Shipwreck yields treasures dating from 14th century
From The Voice of Vietnam
Experts have confirmed that relics retrieved from a shipwreck in the central province of Quang Ngai date back to the 14th century, making them among the oldest underwater antiques Vietnam has ever discovered.
The objects found on the seabed in Binh Chau commune, Binh Son district, consist of numerous bowls, incense burners and ceramics. Their conditions vary, but many feature "beautiful" enamel and "abundant" decorative patterns.
After examining the objects, archaeologists concluded the ceramic wares came from 14th century China in the Yuan dynasty (1279-1368).
Nguyen Dinh Chien, deputy director of the Vietnam National Museum of History, noted that the enamel and decorative patterns showed the objects were produced late in the Yuan dynasty, making them older than several other recent finds.
According to researcher Doan Ngoc Khoi, deputy director of the Quang Ngai History Museum, the area was on a sea trade route hundreds of years ago, which many Chinese ships would pass to reach the Indian Ocean.
The latest ship was actually discovered accidentally by local fishermen, who then stole various objects from the wreck to sell.
Among the objects found, a block of 11 ceramic sinks has proved to be of particular interest.

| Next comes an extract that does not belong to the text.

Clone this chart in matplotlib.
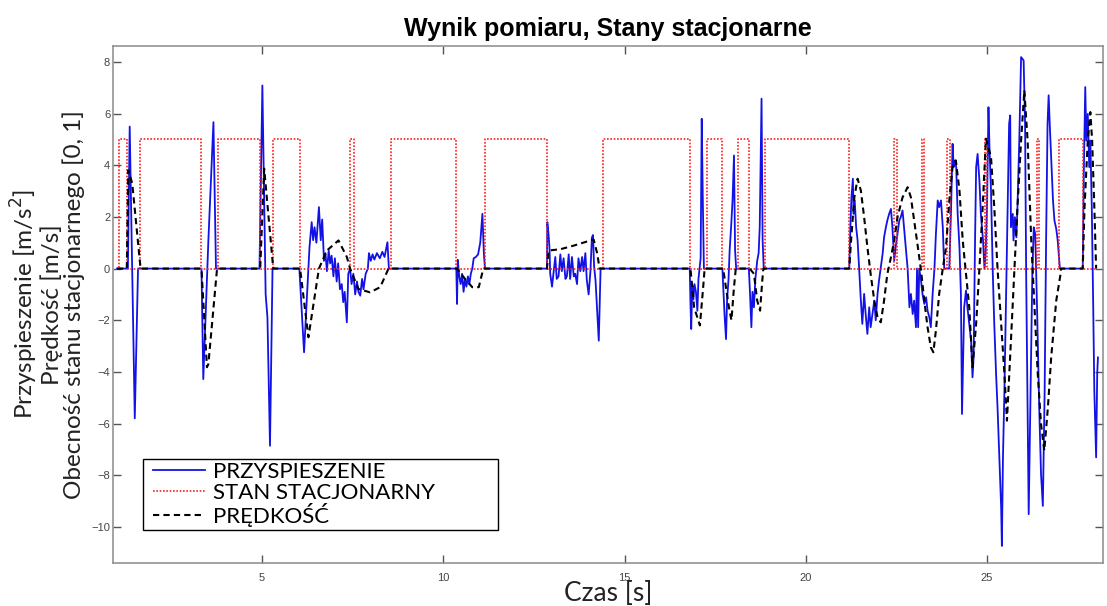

Experts believe the sinks are stuck to one another due to enamel burning at high temperatures.
The stuck sinks showed that the ship might have caught fire or exploded before being wrecked, sharing a similar fate with the five earlier wrecks discovered.
The objects were found deep under the sand of seabed and experts claim that the cracks on them are fairly new.
They believe that the whole body of the wreck remains intact under the sand and that surfacing the ship would offer a unique opportunity to study the wood material and ship-building techniques of the time.